━━━━━ Given data ━━━━━

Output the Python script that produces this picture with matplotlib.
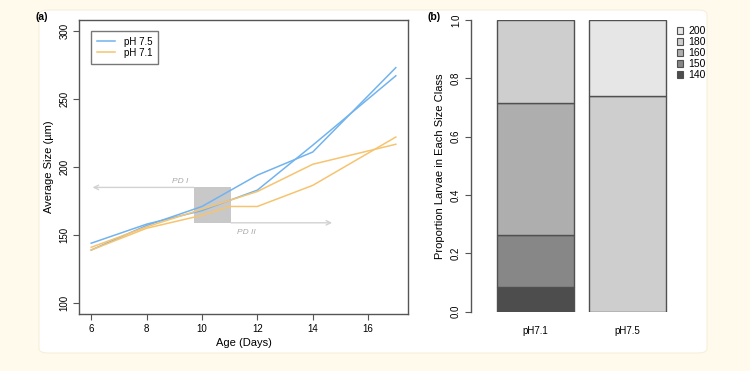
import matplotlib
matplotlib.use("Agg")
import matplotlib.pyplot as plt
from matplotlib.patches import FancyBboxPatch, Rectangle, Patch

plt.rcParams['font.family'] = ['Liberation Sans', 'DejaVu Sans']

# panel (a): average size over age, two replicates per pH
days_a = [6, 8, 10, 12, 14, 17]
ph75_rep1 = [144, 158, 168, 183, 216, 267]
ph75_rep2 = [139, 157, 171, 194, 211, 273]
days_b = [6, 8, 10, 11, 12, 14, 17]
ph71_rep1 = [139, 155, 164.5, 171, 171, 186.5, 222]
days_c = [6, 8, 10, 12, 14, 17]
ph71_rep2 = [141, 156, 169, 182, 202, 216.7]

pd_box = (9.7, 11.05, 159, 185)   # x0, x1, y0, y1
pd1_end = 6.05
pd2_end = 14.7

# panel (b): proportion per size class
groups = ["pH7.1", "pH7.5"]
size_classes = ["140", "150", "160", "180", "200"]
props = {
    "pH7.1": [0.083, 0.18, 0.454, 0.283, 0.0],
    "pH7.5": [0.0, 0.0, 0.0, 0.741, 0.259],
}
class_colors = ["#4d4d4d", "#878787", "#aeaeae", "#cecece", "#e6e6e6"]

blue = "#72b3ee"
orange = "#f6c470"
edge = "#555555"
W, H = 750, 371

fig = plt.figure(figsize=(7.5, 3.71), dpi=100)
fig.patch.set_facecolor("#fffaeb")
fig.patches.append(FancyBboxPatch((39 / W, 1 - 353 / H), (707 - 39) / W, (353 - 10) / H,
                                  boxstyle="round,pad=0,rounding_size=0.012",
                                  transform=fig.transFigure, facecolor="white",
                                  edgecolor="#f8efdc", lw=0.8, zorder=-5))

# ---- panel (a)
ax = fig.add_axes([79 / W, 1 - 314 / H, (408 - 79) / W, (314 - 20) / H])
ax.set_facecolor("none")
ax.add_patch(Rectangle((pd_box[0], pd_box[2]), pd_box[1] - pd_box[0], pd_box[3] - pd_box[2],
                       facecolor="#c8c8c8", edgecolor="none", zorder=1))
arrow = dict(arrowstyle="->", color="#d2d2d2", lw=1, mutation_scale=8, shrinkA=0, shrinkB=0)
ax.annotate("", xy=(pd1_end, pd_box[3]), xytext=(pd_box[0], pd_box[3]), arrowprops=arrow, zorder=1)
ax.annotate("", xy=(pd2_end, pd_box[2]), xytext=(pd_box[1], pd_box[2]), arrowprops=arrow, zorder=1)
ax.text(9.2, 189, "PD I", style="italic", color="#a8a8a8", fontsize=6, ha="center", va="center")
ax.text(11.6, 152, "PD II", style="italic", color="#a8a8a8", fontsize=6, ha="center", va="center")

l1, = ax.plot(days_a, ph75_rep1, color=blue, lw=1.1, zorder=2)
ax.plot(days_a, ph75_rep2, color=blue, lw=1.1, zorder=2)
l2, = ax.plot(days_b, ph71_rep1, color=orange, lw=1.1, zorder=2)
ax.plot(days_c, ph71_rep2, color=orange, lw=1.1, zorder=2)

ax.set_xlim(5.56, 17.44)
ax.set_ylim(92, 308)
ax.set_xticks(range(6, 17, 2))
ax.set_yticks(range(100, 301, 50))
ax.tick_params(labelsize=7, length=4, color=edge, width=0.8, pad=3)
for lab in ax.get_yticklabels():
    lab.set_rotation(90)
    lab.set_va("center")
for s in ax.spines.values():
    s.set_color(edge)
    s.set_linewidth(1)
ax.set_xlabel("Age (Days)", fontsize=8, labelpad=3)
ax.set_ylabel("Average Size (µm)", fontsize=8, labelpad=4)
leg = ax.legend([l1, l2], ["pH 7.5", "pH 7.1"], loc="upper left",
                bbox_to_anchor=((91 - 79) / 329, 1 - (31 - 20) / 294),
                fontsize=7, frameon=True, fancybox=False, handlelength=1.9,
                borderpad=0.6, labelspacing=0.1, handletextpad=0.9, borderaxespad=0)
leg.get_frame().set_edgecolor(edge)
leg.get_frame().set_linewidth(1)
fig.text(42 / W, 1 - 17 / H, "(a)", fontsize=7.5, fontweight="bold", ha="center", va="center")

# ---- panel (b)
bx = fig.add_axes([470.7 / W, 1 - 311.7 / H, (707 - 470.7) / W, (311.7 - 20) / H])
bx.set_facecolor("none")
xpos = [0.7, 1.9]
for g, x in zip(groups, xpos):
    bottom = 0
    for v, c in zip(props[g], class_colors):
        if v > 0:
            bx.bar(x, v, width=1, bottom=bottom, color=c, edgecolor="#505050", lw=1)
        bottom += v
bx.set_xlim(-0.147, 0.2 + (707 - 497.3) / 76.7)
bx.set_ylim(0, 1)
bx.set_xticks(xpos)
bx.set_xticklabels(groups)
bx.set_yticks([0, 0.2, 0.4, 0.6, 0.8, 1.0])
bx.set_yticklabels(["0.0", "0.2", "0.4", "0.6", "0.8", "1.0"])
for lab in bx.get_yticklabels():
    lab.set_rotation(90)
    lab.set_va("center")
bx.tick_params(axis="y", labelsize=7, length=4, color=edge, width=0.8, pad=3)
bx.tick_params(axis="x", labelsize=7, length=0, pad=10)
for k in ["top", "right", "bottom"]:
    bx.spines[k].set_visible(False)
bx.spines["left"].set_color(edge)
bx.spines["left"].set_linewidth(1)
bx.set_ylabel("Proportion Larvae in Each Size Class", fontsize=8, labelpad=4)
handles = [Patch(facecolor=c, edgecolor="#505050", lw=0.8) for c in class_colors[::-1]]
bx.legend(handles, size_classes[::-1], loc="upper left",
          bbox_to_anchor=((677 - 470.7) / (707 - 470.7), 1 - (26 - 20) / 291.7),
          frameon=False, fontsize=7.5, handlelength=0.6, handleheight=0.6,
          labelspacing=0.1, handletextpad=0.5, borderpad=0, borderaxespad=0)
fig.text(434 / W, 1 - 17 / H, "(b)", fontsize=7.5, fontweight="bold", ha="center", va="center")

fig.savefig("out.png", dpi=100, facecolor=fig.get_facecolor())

━━━━━

Aim of the exercise
Give again, word for word, every line from the top of the data above to the line holding "pd2_end = 14.7", inclusive, with the pictures left out.

Result of this task
Output the Python script that produces this picture with matplotlib.
import matplotlib
matplotlib.use("Agg")
import matplotlib.pyplot as plt
from matplotlib.patches import FancyBboxPatch, Rectangle, Patch

plt.rcParams['font.family'] = ['Liberation Sans', 'DejaVu Sans']

# panel (a): average size over age, two replicates per pH
days_a = [6, 8, 10, 12, 14, 17]
ph75_rep1 = [144, 158, 168, 183, 216, 267]
ph75_rep2 = [139, 157, 171, 194, 211, 273]
days_b = [6, 8, 10, 11, 12, 14, 17]
ph71_rep1 = [139, 155, 164.5, 171, 171, 186.5, 222]
days_c = [6, 8, 10, 12, 14, 17]
ph71_rep2 = [141, 156, 169, 182, 202, 216.7]

pd_box = (9.7, 11.05, 159, 185)   # x0, x1, y0, y1
pd1_end = 6.05
pd2_end = 14.7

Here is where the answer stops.